For markets, the timing is critical: Gulf risk premia are already elevated by U.S. enforcement of a costly Hormuz transit regime and prior U.S.–Iranian strikes. A pattern of Houthi attacks on Saudi aviation and potentially port infrastructure will push traders to widen the perceived conflict zone from the Strait of Hormuz into southwestern Saudi Arabia, with knock‑on concerns for Red Sea and domestic Saudi energy and logistics nodes. Brent and WTI could see incremental upside as risk‑averse positioning increases, while Saudi equities in transport, tourism, and logistics may come under pressure on fears of travel disruption. Global defense names with air defense and counter‑UAS portfolios stand to benefit from increased procurement demand in Riyadh and neighboring capitals.

In the next 24–48 hours, watch for: (1) satellite or on‑the‑ground imagery confirming damage at King Khalid Airbase or Abha Airport; (2) any Notice to Air Missions (NOTAMs) or de facto closures/restrictions affecting Abha and other southern Saudi airports; (3) Saudi or coalition retaliatory strikes into Yemen that could escalate into a broader campaign; and (4) evidence that Houthis are following through on threats to expand targeting to major Saudi international airports and Red Sea/Gulf ports. A confirmed successful strike on a packed passenger terminal or critical fuel/storage infrastructure would move this from a regional warning to a global market‑moving flash.
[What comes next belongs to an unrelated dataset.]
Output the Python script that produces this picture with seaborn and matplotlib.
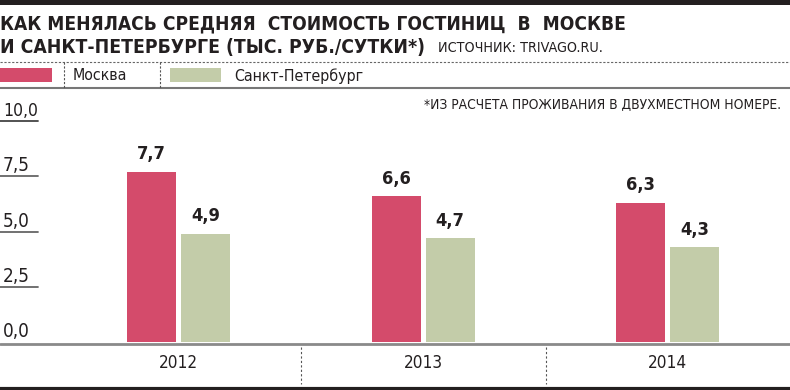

MARKET IMPACT ASSESSMENT: Near-term upside risk for crude benchmarks as traders price higher strike frequency on Saudi infrastructure and rising regional war premium; potential widening of CDS on Saudi sovereign and state-linked entities; modest support for defense equities and Gulf risk hedges. Aviation insurers may reprice coverage for Saudi regional airports, and shipping/air cargo routing via southwestern Saudi hubs could see disruptions or precautionary adjustments.